Challenge | Without the pictures, please reproduce only the lines from the one with "Clone this chart in matplotlib." through the one with "import numpy as np", both included.
*** Records ***
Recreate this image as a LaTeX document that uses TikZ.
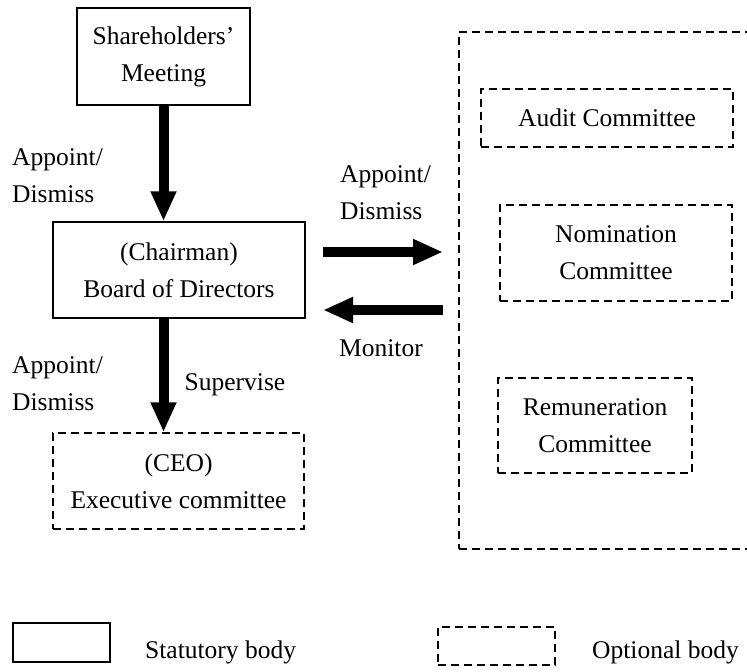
\documentclass[tikz,border=0pt]{standalone}
\usepackage{fontspec}
\setmainfont{Liberation Serif}
\usetikzlibrary{arrows.meta}

\tikzset{
  statutory/.style={draw, line width=1.5pt, align=center, inner sep=0pt},
  optional/.style={draw, dash pattern=on 8pt off 5pt, line width=1.5pt, align=center, inner sep=0pt},
  bigarrow/.style={line width=10pt, -{Triangle[width=24pt,length=30pt]}},
  lbl/.style={align=left, anchor=west, inner sep=0pt}
}

\begin{document}
\begin{tikzpicture}[x=1pt,y=-1pt,font=\fontsize{25.5pt}{37pt}\selectfont]
  \useasboundingbox (0,0) rectangle (747,672);
  \clip (0,0) rectangle (747,672);

  % Statutory bodies
  \node[statutory, minimum width=173pt, minimum height=97pt] (meeting) at (163.5,56.5) {Shareholders'\\Meeting};
  \node[statutory, minimum width=252pt, minimum height=96pt] (board) at (179,270) {(Chairman)\\Board of Directors};

  % Optional bodies
  \node[optional, minimum width=251pt, minimum height=96pt] (ceo) at (178.5,481) {(CEO)\\Executive committee};
  \node[optional, minimum width=311pt, minimum height=517pt] (group) at (614.5,290.5) {};
  \node[optional, minimum width=252pt, minimum height=58pt] (audit) at (607,118) {Audit Committee};
  \node[optional, minimum width=232pt, minimum height=96pt] (nomination) at (616,253) {Nomination\\Committee};
  \node[optional, minimum width=194pt, minimum height=95pt] (remuneration) at (595,425.5) {Remuneration\\Committee};

  % Arrows
  \coordinate (a1) at (323,252);
  \coordinate (a2) at (443,252);
  \coordinate (m1) at (443,310);
  \coordinate (m2) at (323,310);
  \draw[bigarrow] (meeting.south) -- (meeting.south |- board.north);
  \draw[bigarrow] (meeting.south |- board.south) -- (meeting.south |- ceo.north);
  \draw[bigarrow] (a1) -- (a2);
  \draw[bigarrow] (m1) -- (m2);

  % Labels
  \node[lbl] (l1) at (12,176) {Appoint/\\Dismiss};
  \node[lbl] (l2) at (12,384) {Appoint/\\Dismiss};
  \node[lbl] (l3) at (340,193) {Appoint/\\Dismiss};
  \node (sup) at (235,385) {Supervise};
  \node (mon) at (381,348) {Monitor};

  % Legend
  \node[statutory, minimum width=97pt, minimum height=39pt] (keys) at (61.5,642.5) {};
  \node[optional, minimum width=117pt, minimum height=38pt] (keyo) at (496.5,646) {};
  \node[lbl] (ts) at (145,652) {Statutory body};
  \node[lbl] (to) at (592,652) {Optional body};
\end{tikzpicture}
\end{document}
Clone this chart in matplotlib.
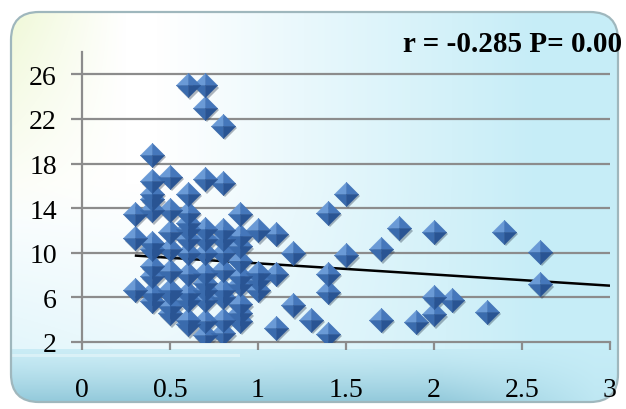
import matplotlib
matplotlib.use("Agg")
import matplotlib.pyplot as plt
import matplotlib.transforms as mtransforms
from matplotlib.patches import FancyBboxPatch
import numpy as np

# values
X_VALS = [
    0.6, 0.7, 0.7, 0.8, 0.4, 0.4, 0.4, 0.4, 0.4, 0.5, 0.5, 0.6, 0.6, 0.6, 0.6,
    0.7, 0.8, 0.9, 0.3, 0.3, 0.3, 0.4, 0.4, 0.4, 0.4, 0.4, 0.4, 0.5, 0.5, 0.5,
    0.5, 0.5, 0.5, 0.5, 0.6, 0.6, 0.6, 0.6, 0.6, 0.6, 0.6, 0.7, 0.7, 0.7, 0.7,
    0.7, 0.7, 0.7, 0.7, 0.7, 0.8, 0.8, 0.8, 0.8, 0.8, 0.8, 0.8, 0.8, 0.9, 0.9,
    0.9, 0.9, 0.9, 0.9, 0.9, 0.9, 1.0, 1.0, 1.0, 1.0, 1.1, 1.1, 1.1, 1.2, 1.2,
    1.3, 1.4, 1.4, 1.4, 1.4, 1.5, 1.5, 1.7, 1.7, 1.8, 1.9, 2.0, 2.0, 2.0, 2.1,
    2.3, 2.4, 2.6, 2.6,
]
Y_VALS = [
    25.0, 25.0, 23.0, 21.4, 18.8, 16.4, 15.3, 14.8, 13.8, 16.8, 13.8, 15.3, 13.6, 12.7, 12.1,
    16.6, 16.3, 13.5, 13.5, 11.3, 6.7, 10.9, 10.3, 8.8, 7.9, 6.4, 5.7, 11.9, 10.3, 8.4,
    6.7, 6.4, 5.2, 4.6, 11.2, 10.0, 8.1, 6.4, 5.8, 4.0, 3.6, 12.1, 11.2, 10.0, 8.2,
    7.3, 6.7, 5.8, 3.9, 2.6, 12.0, 11.2, 10.0, 8.5, 6.7, 6.0, 4.0, 2.8, 11.5, 10.6,
    9.3, 7.9, 7.2, 5.4, 4.6, 3.9, 12.0, 8.2, 7.6, 6.7, 11.7, 8.1, 3.3, 10.0, 5.3,
    4.0, 13.6, 8.1, 6.5, 2.75, 15.3, 9.8, 10.3, 4.0, 12.2, 3.8, 11.9, 6.0, 4.5, 5.8,
    4.7, 11.9, 10.1, 7.2,
]
TREND_SLOPE = -1.0
TREND_INTERCEPT = 10.05
X_TICKS = [0, 0.5, 1, 1.5, 2, 2.5, 3]
Y_TICKS = [2, 6, 10, 14, 18, 22, 26]
ANNOTATION = "r = -0.285 P= 0.00"

W, H = 626, 410
fig = plt.figure(figsize=(W / 100, H / 100), dpi=100)
fig.patch.set_facecolor("white")

# background panel with a soft gradient, clipped to a rounded box
bg_ax = fig.add_axes([0, 0, 1, 1])
bg_ax.set_xlim(0, W)
bg_ax.set_ylim(H, 0)
bg_ax.axis("off")

yy, xx = np.mgrid[0:H, 0:W].astype(float)
fx = xx / W
fy = yy / H
white = np.array([1.0, 1.0, 1.0])
cyan = np.array([0.78, 0.93, 0.97])
yellow = np.array([0.93, 0.97, 0.82])
teal = np.array([0.56, 0.78, 0.85])
# horizontal blend white -> cyan
t = np.clip((fx - 0.25) / 0.6, 0, 1)[..., None]
img = white * (1 - t) + cyan * t
# light cyan in the lower middle
t2 = (np.clip((fy - 0.45) / 0.4, 0, 1) * np.clip(1 - fx * 1.2, 0, 1))[..., None] * 0.5
img = img * (1 - t2) + cyan * t2
# yellow tint upper left
ty = (np.clip(1 - fx / 0.2, 0, 1) * np.clip(1 - fy / 0.55, 0, 1))[..., None]
img = img * (1 - ty) + yellow * ty
# bottom band: blue on the left, fading to white towards the right
fade = np.clip((fx - 0.7) / 0.25, 0, 1)[..., None]
tb0 = ((yy > 349) * 0.7)[..., None] * (1 - 0.8 * fade)
img = img * (1 - tb0) + cyan * 0.85 * tb0 + teal * 0.15 * tb0
tb = (np.clip((yy - 350) / 55, 0, 1) ** 1.3)[..., None] * (1 - 0.85 * fade)
img = img * (1 - tb) + teal * tb
# faint light streak inside the band
streak = ((np.abs(yy - 356) < 2) & (xx < 240))[..., None] * 0.35
img = img * (1 - streak) + white * streak

box = FancyBboxPatch((11, 13), 607, 390, boxstyle="round,pad=0,rounding_size=28",
                     facecolor="none", edgecolor="#9fb7bd", linewidth=1.6,
                     transform=bg_ax.transData, zorder=3)
im = bg_ax.imshow(img, extent=(0, W, H, 0), aspect="auto", zorder=1)
im.set_clip_path(box)
bg_ax.add_patch(box)

# plotting area
ax = fig.add_axes([82 / W, 1 - 343 / H, (610 - 82) / W, (343 - 53) / H])
ax.patch.set_alpha(0)
ax.set_xlim(0, 3)
ax.set_ylim(2, 28)
ax.set_xticks(X_TICKS)
ax.set_xticklabels([f"{v:g}" for v in X_TICKS])
ax.set_yticks(Y_TICKS)
ax.set_yticklabels([str(v) for v in Y_TICKS])
for s in ["top", "right"]:
    ax.spines[s].set_visible(False)
for s in ["left", "bottom"]:
    ax.spines[s].set_color("#8c8c8c")
    ax.spines[s].set_linewidth(1.6)
ax.tick_params(axis="y", direction="out", length=8, width=1.6, color="#8c8c8c", pad=10,
               labelsize=20)
ax.tick_params(axis="x", direction="out", length=6, width=1.6, color="#8c8c8c", pad=19,
               labelsize=20)
for lab in ax.get_xticklabels() + ax.get_yticklabels():
    lab.set_family("Liberation Serif")
for yv in Y_TICKS[1:]:
    ax.axhline(yv, color="#8c8c8c", linewidth=1.6, zorder=1)

# trend line
x_line = np.array([min(X_VALS), 3.0])
ax.plot(x_line, TREND_INTERCEPT + TREND_SLOPE * x_line, color="black", linewidth=1.8,
        zorder=2, solid_capstyle="butt")

# pyramid-shaped diamond markers
ms = 17.5
shadow_tr = mtransforms.offset_copy(ax.transData, fig=fig, x=2.0, y=-2.5, units="dots")
ax.plot(X_VALS, Y_VALS, linestyle="none", marker="D", markersize=ms / 1.41,
        color="#1f2f44", alpha=0.35, markeredgewidth=0, transform=shadow_tr, zorder=3)
facets = [
    ([(0, 1), (-1, 0), (0, 0), (0, 1)], "#6a9ad6"),
    ([(0, 1), (1, 0), (0, 0), (0, 1)], "#4577bb"),
    ([(-1, 0), (0, -1), (0, 0), (-1, 0)], "#3a6bad"),
    ([(1, 0), (0, -1), (0, 0), (1, 0)], "#295493"),
]
for verts, col in facets:
    ax.plot(X_VALS, Y_VALS, linestyle="none", marker=verts, markersize=ms,
            color=col, markeredgewidth=0.3, markeredgecolor=col, zorder=4)

fig.text(403 / W, 1 - 45 / H, ANNOTATION, ha="left", va="center", fontsize=21,
         fontweight="bold", family="Liberation Serif", color="black")

fig.savefig("out.png", dpi=100)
***
Solution to this exercise |
Clone this chart in matplotlib.
import matplotlib
matplotlib.use("Agg")
import matplotlib.pyplot as plt
import matplotlib.transforms as mtransforms
from matplotlib.patches import FancyBboxPatch
import numpy as np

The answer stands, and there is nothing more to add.